Penn State University's Department of Mathematics is offering a new course, called "The Mathematics of Money," which will allow students
to learn mathematical techniques in the context of life's financial decisions, such as those involving interest, annuities, investments, retirement plans, taxes, credit cards, and mortgages.  The course is being offered at University Park for the first time during the spring 2010 semester.  It is intended for students in non-technical majors who need credit in mathematics to meet the University's general-education requirements.

Registration for the course, Math 034, is now open for Fall 2010 via the ELION system.

"This course is important because it teaches students how to understand and use mathematical formulas to solve financial problems," said Cheryl Hile, a lecturer in the Department of Mathematics.  "The goal is to help students develop the knowledge and skills needed to make sound financial decisions."

John Roe, chair of the Department of Mathematics, cited a statement made by the U.S. Department of Treasury: "Today's complex financial-services market offers consumers a vast array of products and providers to meet their financial needs.  This degree of choice requires that consumers be equipped with the knowledge and skills to evaluate the options and identify those that best suit their needs and circumstances."  Roe said, "I am pleased that our department is doing its part to help Penn State students achieve these goals."

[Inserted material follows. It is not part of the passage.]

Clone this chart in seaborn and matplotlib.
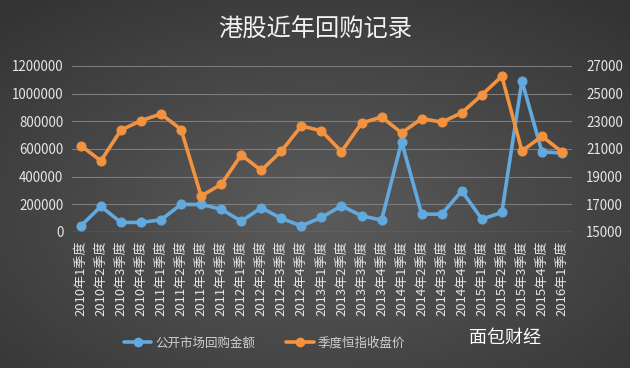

Some examples of the types of problems that students in the course learn to solve are:
-- A person decides that the most they can afford to pay each month for a car loan is $375.  If their credit union offers a five-year car loan at a 6 percent interest rate, what is the most they can afford to pay for a car?
-- A person would like to have $500,000 in their 401(k) account in 30 years.  How much money would they need to deposit into this account each month if they expect to earn 8 percent on their investments and anticipate an annual inflation rate of 3.5 percent?
-- A credit card carries an interest rate of 18.5 percent.  How much interest would a person owe for the billing month if their average daily balance were $745.09?